The following is an example of a credit scoring model to estimate the probability of debt rescheduling: Pi= 0.25DSRi + 0.17IRi − 0.03 INVRi + 0.84VAREXi + 0.93 MGi
Where Pi is the probability of rescheduling country I's debt; DSR is the country's total debt service ratio; IR is the country's import ratio; INVR is the country's investment ratio; VAREX is the country's variance of export revenue; and MG is the country's rate of growth of the domestic money supply.
Two countries are identical in all respects except that country A's rate of growth of the domestic money supply (MG) is 33 percent, while country B's MG is 25 percent, and country A's variance of export revenue (VAREX) is 3.75 percent, while country B's VAREX is 10 percent.Based only on these two variables, which country possesses the most sovereign country risk?
A) Country A because the higher rate of money supply growth is insufficient to overcome the impact of a lower export revenue variance on country risk exposure.

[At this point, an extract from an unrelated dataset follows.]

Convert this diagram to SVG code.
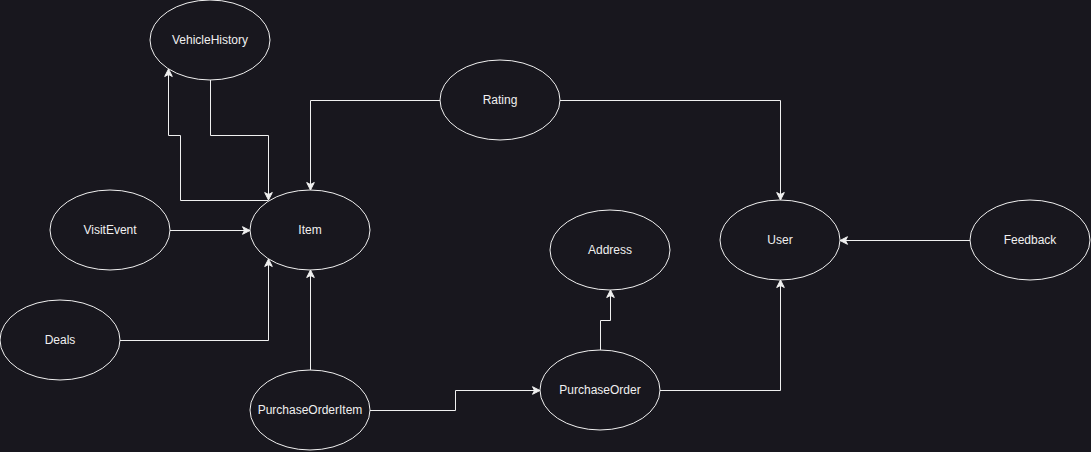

B) Country B because the higher rate of money supply growth has less impact on country risk exposure than the impact of a lower export revenue variance.
C) Country A because the higher rate of money supply growth is sufficient to overcome the impact of a higher export revenue variance on country risk exposure.
D) Country B because the higher rate of money supply growth has a positive impact on country risk that outweighs the impact of a lower export revenue variance.
E) They both have the same sovereign country risk exposure.